Um einen Film in höchstmöglicher Qualität zu releasen, benutzen viele Gruppen professionelles Kamera-Equipment. Die Camcorder, die vielfach von einem Hardware Supplier zur Verfügung gestellt werden, können mehrere tausend Euro kosten. Sie ermöglichen ein hervorragendes Bild, und auch die Tonqualität eines Telesyncs ist in der Regel einwandfrei, da die Release Groups nicht zwangsläufig auf das in die Kamera eingebaute Mikrofon angewiesen sind. Häufig können sie den Ton direkt vom Filmprojektor abzapfen. Einige Kinos bieten in den Armlehnen der Sitze auch Kopfhöreranschlüsse, die Hörgeschädigten zur Verfügung stehen. An diese schließen Szenemitglieder dann ihre Aufnahmegeräte an.

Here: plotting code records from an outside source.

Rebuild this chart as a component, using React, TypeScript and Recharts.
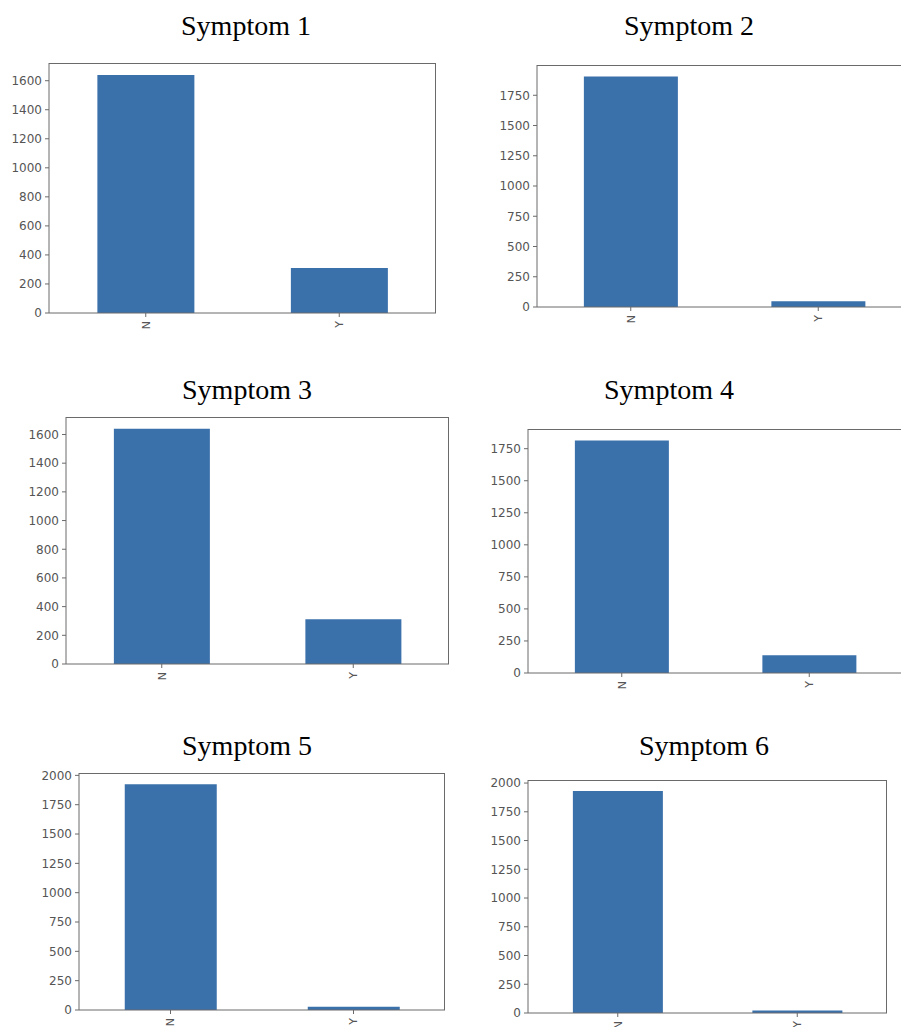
import { Bar, BarChart, XAxis, YAxis } from 'recharts'

const categories = ['N', 'Y']
const titles = ['Symptom 1', 'Symptom 2', 'Symptom 3', 'Symptom 4', 'Symptom 5', 'Symptom 6']

const symptom1 = [1640, 310]
const symptom2 = [1905, 47]
const symptom3 = [1640, 312]
const symptom4 = [1813, 139]
const symptom5 = [1924, 28]
const symptom6 = [1930, 22]

const ticks200 = [0, 200, 400, 600, 800, 1000, 1200, 1400, 1600]
const ticks250 = [0, 250, 500, 750, 1000, 1250, 1500, 1750]
const ticks250to2000 = [0, 250, 500, 750, 1000, 1250, 1500, 1750, 2000]

const seriesList = [symptom1, symptom2, symptom3, symptom4, symptom5, symptom6]
const tickList = [ticks200, ticks250, ticks200, ticks250, ticks250to2000, ticks250to2000]

// frame box of each plot and where its title sits (page pixels)
const layout = [
  { left: 49, top: 63, right: 436, bottom: 313, titleX: 246, titleBase: 35 },
  { left: 537, top: 65, right: 912, bottom: 307, titleX: 689, titleBase: 35 },
  { left: 66, top: 417, right: 449, bottom: 664, titleX: 247, titleBase: 399 },
  { left: 528, top: 429, right: 903, bottom: 673, titleX: 669, titleBase: 399 },
  { left: 79, top: 773, right: 445, bottom: 1010, titleX: 247, titleBase: 755 },
  { left: 528, top: 780, right: 887, bottom: 1013, titleX: 704, titleBase: 755 },
]

const BAR = '#3a71ab'
const FRAME = '#6a6a6a'
const TICK_TEXT = '#555'
const GUTTER = 60
const PAD = 5
const XAXIS_H = 30

function RotatedTick(props: any) {
  const { x, y, payload } = props
  return (
    <text
      x={x}
      y={y}
      transform={`rotate(-90, ${x}, ${y})`}
      textAnchor="end"
      dy="0.36em"
      fontSize={11}
      fontFamily="DejaVu Sans"
      fill={TICK_TEXT}
    >
      {payload.value}
    </text>
  )
}

function Panel({ idx }: { idx: number }) {
  const box = layout[idx]
  const data = categories.map((c, i) => ({ label: c, count: seriesList[idx][i] }))
  const fw = box.right - box.left
  const fh = box.bottom - box.top
  return (
    <>
      <div
        style={{
          position: 'absolute',
          left: box.titleX - 150,
          top: box.titleBase - 23.5,
          width: 300,
          textAlign: 'center',
          fontFamily: 'Liberation Serif',
          fontSize: 28,
          lineHeight: '28px',
          color: '#000',
          whiteSpace: 'nowrap',
        }}
      >
        {titles[idx]}
      </div>
      <div style={{ position: 'absolute', left: box.left - GUTTER, top: box.top - PAD }}>
        <BarChart
          width={fw + GUTTER + PAD}
          height={fh + PAD + XAXIS_H}
          data={data}
          margin={{ top: PAD, right: PAD, bottom: 0, left: 0 }}
          barCategoryGap="25%"
        >
          <XAxis
            dataKey="label"
            height={XAXIS_H}
            stroke={FRAME}
            tickSize={4}
            tickMargin={4}
            tick={<RotatedTick />}
            interval={0}
          />
          <YAxis
            width={GUTTER}
            stroke={FRAME}
            domain={[0, (dataMax: number) => dataMax * 1.05]}
            ticks={tickList[idx]}
            interval={0}
            tickSize={4}
            tickMargin={3}
            tick={{ fontSize: 12, fontFamily: 'DejaVu Sans', fill: TICK_TEXT }}
          />
          <Bar dataKey="count" fill={BAR} isAnimationActive={false} />
        </BarChart>
      </div>
      {/* top and right sides of the axes box */}
      <div
        style={{
          position: 'absolute',
          left: box.left,
          top: box.top,
          width: fw,
          height: fh,
          boxSizing: 'border-box',
          borderTop: `1px solid ${FRAME}`,
          borderRight: `1px solid ${FRAME}`,
          pointerEvents: 'none',
        }}
      />
    </>
  )
}

export default function App() {
  return (
    <div
      style={{
        position: 'absolute',
        left: 0,
        top: 0,
        width: 901,
        height: 1027,
        overflow: 'hidden',
        background: '#fff',
      }}
    >
      {titles.map((_, i) => (
        <Panel key={i} idx={i} />
      ))}
    </div>
  )
}
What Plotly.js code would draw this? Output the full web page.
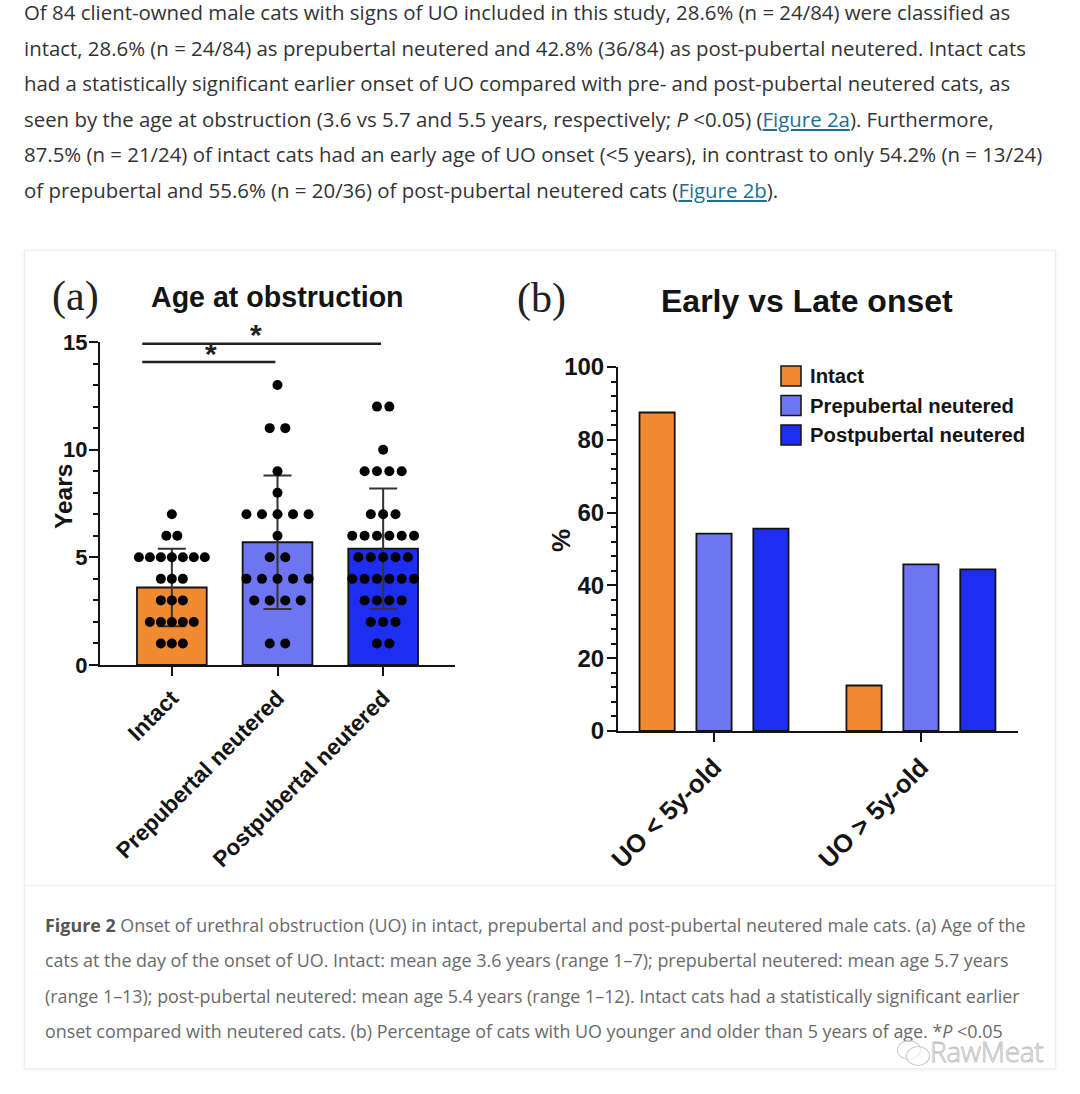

Ein sogenanntes Telecine bietet noch höhere Qualität. Mit Hilfe eines Filmabtasters wird der Film direkt von der Filmrolle abgetastet und in ein digitales Videoformat umgewandelt. Da dieses Verfahren überaus aufwendig und der benötigte Abtaster sehr teuer ist, sind Telecines recht selten in der Szene zu finden. Es gibt mittlerweile jedoch Kinoprojektoren, die einen Audio- und Videoanschluss besitzen. Hier können Szenegruppen den Film direkt kopieren. Andere Kinos wiederum haben auf digitale Vorführgeräte umgestellt. Auch in diesen Fällen genügt der Anschluss eines Laptops, um einen Film in perfekter Qualität aufnehmen zu können.
Die Filmindustrie versucht indessen, die Löcher in ihren Reihen zu stopfen. So stellte die Produktionsfirma Constantin Film erst Stunden vor der Premiere des deutschen Films (T)Raumschiff Surprise eine Komplettversion aus einzelnen Stücken her. Außerdem wurden Pressevorführungen sowie die Kontakte bei Herstellung und Transport auf ein Minimum reduziert. Viele Vorab-DVDs werden inzwischen mit einem Wasserzeichen im Bild versehen, damit unrechtmäßige Kopien zur undichten Stelle zurückverfolgt werden können.
Trotz der scharfen Sicherheitsvorkehrungen ist jedoch kein Rückgang von Moviez in Sicht. Vor der Premiere von Matrix 2 beispielsweise bekam die Presse den neuen Science-fiction-Thriller nur in Ausschnitten zu sehen. Dennoch tauchte kurz nach dem Kinostart eine hochwertige Kopie im Internet auf. Obwohl es von dem Film offiziell noch gar keine DVD gab, war es der Szene offenbar gelungen, eine nur für den Produktionsprozess angefertigte DVD zu kopieren.